* START Data provided *
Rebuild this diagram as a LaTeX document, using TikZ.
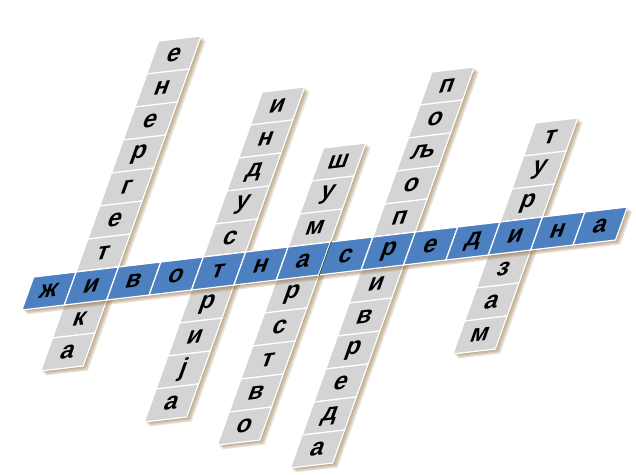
\documentclass[tikz,border=0pt]{standalone}
\usepackage{fontspec}
\setmainfont{Liberation Sans}
\definecolor{cellblue}{RGB}{76,128,192}
\definecolor{cellgray}{RGB}{212,212,212}
\definecolor{shade}{RGB}{140,100,50}
\definecolor{seam}{RGB}{40,85,65}
\begin{document}
\begin{tikzpicture}[x=1pt, y=1pt,
    cell/.style={draw=white, line width=1.2pt, minimum width=40pt, minimum height=30pt,
      inner sep=0pt, font=\fontsize{23}{23}\selectfont\bfseries, text=black},
    across/.style={cell, fill=cellblue},
    down/.style={cell, fill=cellgray},
    shadow/.style={fill=shade, opacity=0.18}
  ]
  \useasboundingbox (0,0) rectangle (636,-474);

  \begin{scope}[cm={1.06,0.125,0.393,1.1,(49pt,-291pt)}, x=40pt, y=30pt, transform shape]
    % Vertical words
    \foreach \c/\f/\len/\n/\w in {1/-7/10/energ/{е,н,е,р,г,е,т,и,к,а},
        4/-5/10/indus/{и,н,д,у,с,т,р,и,ј,а},
        6/-3/9/sumar/{ш,у,м,а,р,с,т,в,о},
        8/-5/12/poljo/{п,о,љ,о,п,р,и,в,р,е,д,а},
        11/-3/7/turiz/{т,у,р,и,з,а,м}} {
      \foreach \s in {0.04,0.08,0.12,0.16}
        \fill[shadow] ({\c-0.5+\s}, {-\f+0.5-\s}) rectangle ++(1,-\len);
      \foreach \l [count=\k from 0] in \w
        \node[down] (\n\k) at (\c, {-(\f+\k)}) {\l};
    }

    % Horizontal word
    \foreach \s in {0.04,0.08,0.12,0.16}
      \fill[shadow] ({-0.5+\s}, {0.5-\s}) rectangle ++(14,-1);
    \foreach \l [count=\k from 0] in {ж,и,в,о,т,н,а,с,р,е,д,и,н,а}
      \node[across] (sred\k) at (\k, 0) {\l};

    % Seam between the two words
    \draw[seam, line width=0.8pt] (sred6.north east) -- (sred6.south east);
  \end{scope}
\end{tikzpicture}
\end{document}
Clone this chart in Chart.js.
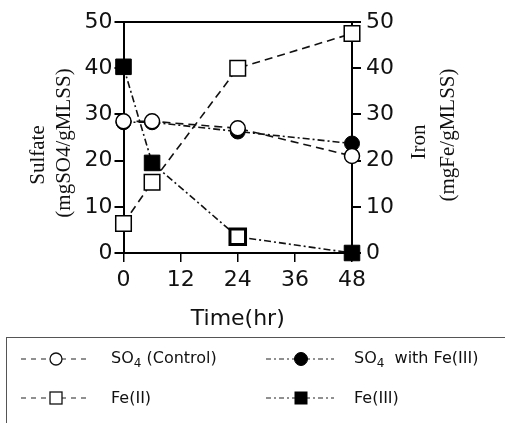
<!DOCTYPE html>
<html>
<head>
<meta charset="utf-8">
<script src="https://cdn.jsdelivr.net/npm/chart.js@4"></script>
<style>
  html, body { margin:0; padding:0; background:#fff; }
  #wrap { position:relative; width:505px; height:423px; overflow:hidden; }
  #c { position:absolute; left:0; top:0; }
  .ytitle { position:absolute; white-space:nowrap; font-family:"Liberation Serif", serif; font-size:21px; color:#111;
            transform:translate(-50%,-50%) rotate(-90deg); line-height:1; }
  #legend { position:absolute; left:6px; top:337px; width:499px; height:100px;
            border-top:1px solid #555; border-left:1px solid #555; }
  .lg { position:absolute; font-family:"DejaVu Sans", sans-serif; font-size:16px; color:#111; white-space:nowrap; line-height:1; transform:translateY(-50%); }
  .lg sub { font-size:12px; vertical-align:-4px; }
  svg.samp { position:absolute; left:0; top:0; }
</style>
</head>
<body>
<div id="wrap">
  <canvas id="c" width="505" height="423"></canvas>
  <div class="ytitle" style="left:37px; top:155px;">Sulfate</div>
  <div class="ytitle" style="left:63px; top:143px;">(mgSO4/gMLSS)</div>
  <div class="ytitle" style="left:418px; top:142px;">Iron</div>
  <div class="ytitle" style="left:447px; top:135px;">(mgFe/gMLSS)</div>
  <div id="legend">
    <svg class="samp" width="499" height="100">
      <line x1="14" y1="21" x2="84" y2="21" stroke="#222" stroke-width="1.2" stroke-dasharray="5,5"/>
      <circle cx="49" cy="21" r="6" fill="#fff" stroke="#111" stroke-width="1.3"/>
      <line x1="259" y1="21" x2="327" y2="21" stroke="#222" stroke-width="1.2" stroke-dasharray="5,3,2,3"/>
      <circle cx="294" cy="21" r="6.5" fill="#000" stroke="#000" stroke-width="1"/>
      <line x1="14" y1="60" x2="84" y2="60" stroke="#222" stroke-width="1.2" stroke-dasharray="5,5"/>
      <rect x="43" y="54" width="12" height="12" fill="#fff" stroke="#111" stroke-width="1.3"/>
      <line x1="259" y1="60" x2="327" y2="60" stroke="#222" stroke-width="1.2" stroke-dasharray="5,3,2,3"/>
      <rect x="288" y="54" width="12" height="12" fill="#000" stroke="#000" stroke-width="1"/>
    </svg>
    <div class="lg" style="left:104px; top:21px;">SO<sub>4</sub> (Control)</div>
    <div class="lg" style="left:347px; top:21px;">SO<sub>4</sub>&nbsp; with Fe(III)</div>
    <div class="lg" style="left:104px; top:60px;">Fe(II)</div>
    <div class="lg" style="left:347px; top:60px;">Fe(III)</div>
  </div>
</div>
<script>
// ---- data ----
const timeHr = [0, 6, 24, 48];
const so4Control = [28.5, 28.5, 27.0, 21.0];
const so4WithFe3 = [28.3, 28.3, 26.3, 23.7];
const fe2 = [6.4, 15.3, 40.0, 47.5];
const fe3 = [40.3, 19.5, 3.5, 0.0];
const xTicks = [0, 12, 24, 36, 48];
const yTicks = [0, 10, 20, 30, 40, 50];

const pts = arr => arr.map((v, i) => ({x: timeHr[i], y: v}));
const DASH = [8, 5];
const DASHDOT = [7, 3, 2, 3];

const tickFont = {family: 'DejaVu Sans', size: 22};

new Chart(document.getElementById('c'), {
  type: 'line',
  data: {
    datasets: [
      { label: 'SO4 (Control)', data: pts(so4Control), yAxisID: 'y', order: 0,
        borderColor: '#111', borderWidth: 1.6, borderDash: DASH, fill: false, tension: 0,
        pointStyle: 'circle', pointRadius: 7.5, pointBackgroundColor: '#fff', pointBorderColor: '#000', pointBorderWidth: 1.5, clip: false },
      { label: 'SO4 with Fe(III)', data: pts(so4WithFe3), yAxisID: 'y', order: 1,
        borderColor: '#111', borderWidth: 1.6, borderDash: DASHDOT, fill: false, tension: 0,
        pointStyle: 'circle', pointRadius: 7.5, pointBackgroundColor: '#000', pointBorderColor: '#000', pointBorderWidth: 1, clip: false },
      { label: 'Fe(II)', data: pts(fe2), yAxisID: 'y1', order: 2,
        borderColor: '#111', borderWidth: 1.6, borderDash: DASH, fill: false, tension: 0,
        pointStyle: 'rect', pointRadius: 11, pointBackgroundColor: '#fff', pointBorderColor: '#000', pointBorderWidth: 1.5, clip: false },
      { label: 'Fe(III)', data: pts(fe3), yAxisID: 'y1', order: 1,
        borderColor: '#111', borderWidth: 1.6, borderDash: DASHDOT, fill: false, tension: 0,
        pointStyle: 'rect', pointRadius: 11,
        pointBackgroundColor: ['#000', '#000', '#fff', '#000'], pointBorderColor: '#000',
        pointBorderWidth: [1, 1, 3, 1], clip: false }
    ]
  },
  options: {
    responsive: false,
    animation: false,
    events: [],
    layout: { padding: { top: 22, left: 0, right: 0, bottom: 0 } },
    plugins: { legend: { display: false }, tooltip: { enabled: false } },
    scales: {
      x: {
        type: 'linear', min: 0, max: 48,
        afterBuildTicks: s => { s.ticks = xTicks.map(v => ({value: v})); },
        afterFit: s => { s.height = 170; },
        border: { display: true, color: '#000', width: 2 },
        grid: { drawOnChartArea: false, drawTicks: true, tickLength: 9, color: '#000', lineWidth: 1.5 },
        ticks: { color: '#111', font: tickFont, padding: 5, maxRotation: 0 },
        title: { display: true, text: 'Time(hr)', color: '#111',
                 font: {family: 'DejaVu Sans', size: 22}, padding: {top: 0, bottom: 91} }
      },
      y: {
        position: 'left', min: 0, max: 50,
        afterBuildTicks: s => { s.ticks = yTicks.map(v => ({value: v})); },
        afterFit: s => { s.width = 123.5; },
        border: { display: true, color: '#000', width: 2 },
        grid: { drawOnChartArea: true, drawTicks: true, tickLength: 9,
                color: c => (c.tick && (c.tick.value === 0 || c.tick.value === 50)) ? '#000' : 'rgba(0,0,0,0)',
                tickColor: '#000', lineWidth: 2 },
        ticks: { color: '#111', font: tickFont, padding: 2 }
      },
      y1: {
        position: 'right', min: 0, max: 50,
        afterBuildTicks: s => { s.ticks = yTicks.map(v => ({value: v})); },
        afterFit: s => { s.width = 153; },
        border: { display: true, color: '#000', width: 2 },
        grid: { drawOnChartArea: false, drawTicks: true, tickLength: 9, color: '#000', lineWidth: 2 },
        ticks: { color: '#111', font: tickFont, padding: 5 }
      }
    }
  }
});
</script>
</body>
</html>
* END Data provided *
**Directions:**
Find the lines holding "this" and list every one.

**Solved problem:**
Rebuild this diagram as a LaTeX document, using TikZ.
Clone this chart in Chart.js.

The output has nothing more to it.